__WHAT TO WORK ON__:
List all the lines in these records that hold "with".

__STORED DATA__:
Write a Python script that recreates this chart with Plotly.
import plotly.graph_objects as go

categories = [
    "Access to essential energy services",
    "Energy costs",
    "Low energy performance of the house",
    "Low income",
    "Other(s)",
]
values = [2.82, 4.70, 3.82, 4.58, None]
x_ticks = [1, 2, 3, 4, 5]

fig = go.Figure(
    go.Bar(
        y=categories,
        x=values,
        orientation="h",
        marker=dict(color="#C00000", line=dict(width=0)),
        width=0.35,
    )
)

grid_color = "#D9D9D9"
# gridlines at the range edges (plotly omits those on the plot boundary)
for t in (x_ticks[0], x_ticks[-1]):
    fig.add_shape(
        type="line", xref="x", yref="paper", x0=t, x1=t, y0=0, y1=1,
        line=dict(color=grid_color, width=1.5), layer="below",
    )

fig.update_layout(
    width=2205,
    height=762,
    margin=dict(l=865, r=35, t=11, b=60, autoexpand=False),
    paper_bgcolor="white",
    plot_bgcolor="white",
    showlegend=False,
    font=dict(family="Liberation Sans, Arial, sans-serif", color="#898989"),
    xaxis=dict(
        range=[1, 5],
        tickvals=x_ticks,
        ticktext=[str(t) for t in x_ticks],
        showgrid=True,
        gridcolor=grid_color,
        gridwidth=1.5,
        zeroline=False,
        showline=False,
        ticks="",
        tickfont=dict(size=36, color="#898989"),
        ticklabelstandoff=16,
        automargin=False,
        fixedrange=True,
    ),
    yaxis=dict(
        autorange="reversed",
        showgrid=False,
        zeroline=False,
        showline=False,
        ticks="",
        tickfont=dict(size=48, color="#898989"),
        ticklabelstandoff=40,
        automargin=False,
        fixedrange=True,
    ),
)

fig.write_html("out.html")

==

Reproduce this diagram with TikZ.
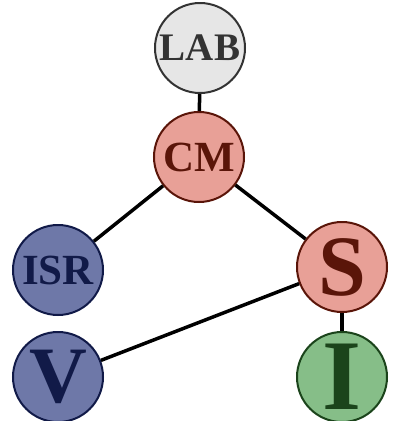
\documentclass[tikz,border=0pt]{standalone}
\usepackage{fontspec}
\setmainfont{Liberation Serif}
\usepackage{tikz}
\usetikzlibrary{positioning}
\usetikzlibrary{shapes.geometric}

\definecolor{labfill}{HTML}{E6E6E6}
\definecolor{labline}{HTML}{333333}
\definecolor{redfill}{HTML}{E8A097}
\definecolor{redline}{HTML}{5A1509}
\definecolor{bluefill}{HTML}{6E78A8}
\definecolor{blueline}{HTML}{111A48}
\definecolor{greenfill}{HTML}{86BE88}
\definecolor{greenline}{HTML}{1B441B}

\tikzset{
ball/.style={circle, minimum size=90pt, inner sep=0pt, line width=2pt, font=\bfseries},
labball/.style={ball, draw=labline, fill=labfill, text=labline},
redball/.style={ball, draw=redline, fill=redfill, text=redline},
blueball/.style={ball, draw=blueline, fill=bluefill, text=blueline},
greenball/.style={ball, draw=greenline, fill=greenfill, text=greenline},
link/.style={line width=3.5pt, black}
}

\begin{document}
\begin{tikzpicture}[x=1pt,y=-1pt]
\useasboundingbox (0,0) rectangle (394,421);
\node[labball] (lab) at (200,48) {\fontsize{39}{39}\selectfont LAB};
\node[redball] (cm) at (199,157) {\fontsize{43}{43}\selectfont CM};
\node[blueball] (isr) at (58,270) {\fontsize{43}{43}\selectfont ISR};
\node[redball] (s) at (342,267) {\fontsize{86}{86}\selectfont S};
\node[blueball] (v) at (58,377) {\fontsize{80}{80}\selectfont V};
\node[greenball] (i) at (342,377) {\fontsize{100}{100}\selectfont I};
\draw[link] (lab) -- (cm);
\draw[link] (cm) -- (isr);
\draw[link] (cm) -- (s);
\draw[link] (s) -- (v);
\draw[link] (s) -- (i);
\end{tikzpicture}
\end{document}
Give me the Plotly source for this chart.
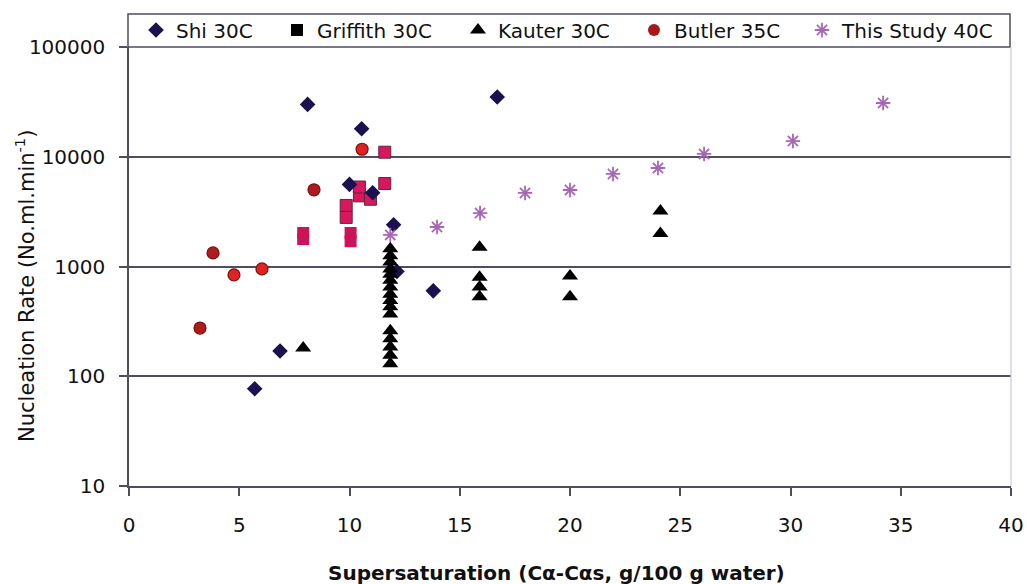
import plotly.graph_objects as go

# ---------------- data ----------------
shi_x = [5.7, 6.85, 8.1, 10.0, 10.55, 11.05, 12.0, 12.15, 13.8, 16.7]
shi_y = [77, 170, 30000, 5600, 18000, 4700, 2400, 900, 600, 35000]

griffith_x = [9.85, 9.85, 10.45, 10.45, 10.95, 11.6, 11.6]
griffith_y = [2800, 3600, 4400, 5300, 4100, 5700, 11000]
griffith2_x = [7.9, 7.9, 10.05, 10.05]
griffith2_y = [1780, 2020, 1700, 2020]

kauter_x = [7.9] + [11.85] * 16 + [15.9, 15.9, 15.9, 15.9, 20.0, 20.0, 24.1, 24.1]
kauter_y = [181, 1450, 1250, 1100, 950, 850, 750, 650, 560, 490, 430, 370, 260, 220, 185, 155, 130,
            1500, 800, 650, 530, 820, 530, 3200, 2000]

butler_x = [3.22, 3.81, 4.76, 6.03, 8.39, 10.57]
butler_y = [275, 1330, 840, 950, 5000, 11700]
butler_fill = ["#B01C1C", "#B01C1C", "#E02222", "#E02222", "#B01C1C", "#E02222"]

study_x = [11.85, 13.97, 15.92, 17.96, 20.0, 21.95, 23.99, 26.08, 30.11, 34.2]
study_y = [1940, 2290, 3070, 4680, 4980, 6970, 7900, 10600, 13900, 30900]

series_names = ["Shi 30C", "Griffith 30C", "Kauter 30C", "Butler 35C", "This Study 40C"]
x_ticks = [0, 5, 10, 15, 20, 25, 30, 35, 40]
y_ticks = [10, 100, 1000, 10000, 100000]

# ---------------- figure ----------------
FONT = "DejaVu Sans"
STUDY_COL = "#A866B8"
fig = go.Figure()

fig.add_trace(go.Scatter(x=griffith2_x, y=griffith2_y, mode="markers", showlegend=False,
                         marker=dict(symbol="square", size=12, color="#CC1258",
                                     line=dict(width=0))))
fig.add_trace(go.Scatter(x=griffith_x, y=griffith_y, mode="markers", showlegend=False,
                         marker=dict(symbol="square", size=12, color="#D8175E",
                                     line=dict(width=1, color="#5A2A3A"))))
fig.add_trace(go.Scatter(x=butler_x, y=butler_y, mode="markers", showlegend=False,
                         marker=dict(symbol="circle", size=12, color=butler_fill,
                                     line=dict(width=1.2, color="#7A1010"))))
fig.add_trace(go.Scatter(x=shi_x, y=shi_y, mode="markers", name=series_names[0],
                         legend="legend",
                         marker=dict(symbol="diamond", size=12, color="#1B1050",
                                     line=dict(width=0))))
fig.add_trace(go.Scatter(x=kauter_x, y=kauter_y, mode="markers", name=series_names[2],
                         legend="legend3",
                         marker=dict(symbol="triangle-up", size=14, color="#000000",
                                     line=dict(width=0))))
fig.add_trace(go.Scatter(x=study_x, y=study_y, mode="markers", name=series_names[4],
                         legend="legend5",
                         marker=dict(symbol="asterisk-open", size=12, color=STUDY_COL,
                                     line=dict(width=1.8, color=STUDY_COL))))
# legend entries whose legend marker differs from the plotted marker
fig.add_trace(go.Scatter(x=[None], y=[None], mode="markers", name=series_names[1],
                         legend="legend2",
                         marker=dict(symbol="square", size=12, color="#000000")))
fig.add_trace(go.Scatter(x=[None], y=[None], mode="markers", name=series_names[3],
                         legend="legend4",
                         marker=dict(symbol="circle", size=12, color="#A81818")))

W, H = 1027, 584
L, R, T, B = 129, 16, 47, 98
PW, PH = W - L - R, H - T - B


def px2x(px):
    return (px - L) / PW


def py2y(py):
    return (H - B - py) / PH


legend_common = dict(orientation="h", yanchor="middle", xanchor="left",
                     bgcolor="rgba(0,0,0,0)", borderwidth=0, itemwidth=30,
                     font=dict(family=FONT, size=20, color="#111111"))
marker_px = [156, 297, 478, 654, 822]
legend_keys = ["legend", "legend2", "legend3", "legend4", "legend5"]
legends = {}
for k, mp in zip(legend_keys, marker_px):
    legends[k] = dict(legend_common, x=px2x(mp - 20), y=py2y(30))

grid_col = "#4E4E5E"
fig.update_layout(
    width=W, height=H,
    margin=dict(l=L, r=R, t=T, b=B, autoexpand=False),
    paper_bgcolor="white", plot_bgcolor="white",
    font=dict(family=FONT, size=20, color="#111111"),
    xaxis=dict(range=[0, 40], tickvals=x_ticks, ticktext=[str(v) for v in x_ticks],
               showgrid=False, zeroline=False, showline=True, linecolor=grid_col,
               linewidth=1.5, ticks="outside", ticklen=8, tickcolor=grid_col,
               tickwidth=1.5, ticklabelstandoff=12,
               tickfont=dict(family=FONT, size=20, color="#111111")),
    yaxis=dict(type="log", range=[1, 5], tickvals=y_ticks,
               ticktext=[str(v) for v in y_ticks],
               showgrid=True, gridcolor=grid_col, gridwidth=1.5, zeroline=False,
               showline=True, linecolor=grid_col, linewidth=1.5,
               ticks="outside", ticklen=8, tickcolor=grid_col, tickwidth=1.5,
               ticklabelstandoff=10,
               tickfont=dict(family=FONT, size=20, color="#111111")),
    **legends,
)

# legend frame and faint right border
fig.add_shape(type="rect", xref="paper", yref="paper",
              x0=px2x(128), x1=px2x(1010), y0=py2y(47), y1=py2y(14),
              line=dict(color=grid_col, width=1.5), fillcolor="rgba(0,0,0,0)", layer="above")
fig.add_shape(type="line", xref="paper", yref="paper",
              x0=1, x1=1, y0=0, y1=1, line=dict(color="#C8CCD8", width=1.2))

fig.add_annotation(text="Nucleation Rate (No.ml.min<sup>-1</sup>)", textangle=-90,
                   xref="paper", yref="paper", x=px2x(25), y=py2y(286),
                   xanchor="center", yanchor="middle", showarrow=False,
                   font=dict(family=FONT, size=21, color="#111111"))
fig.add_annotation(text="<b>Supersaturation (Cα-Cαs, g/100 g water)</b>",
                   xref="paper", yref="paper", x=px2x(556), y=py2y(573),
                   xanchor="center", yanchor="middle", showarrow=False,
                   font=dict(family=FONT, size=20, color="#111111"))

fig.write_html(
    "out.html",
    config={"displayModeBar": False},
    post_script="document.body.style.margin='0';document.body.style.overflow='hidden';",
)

__THE SOLUTION__:
Write a Python script that recreates this chart with Plotly.
Reproduce this diagram with TikZ.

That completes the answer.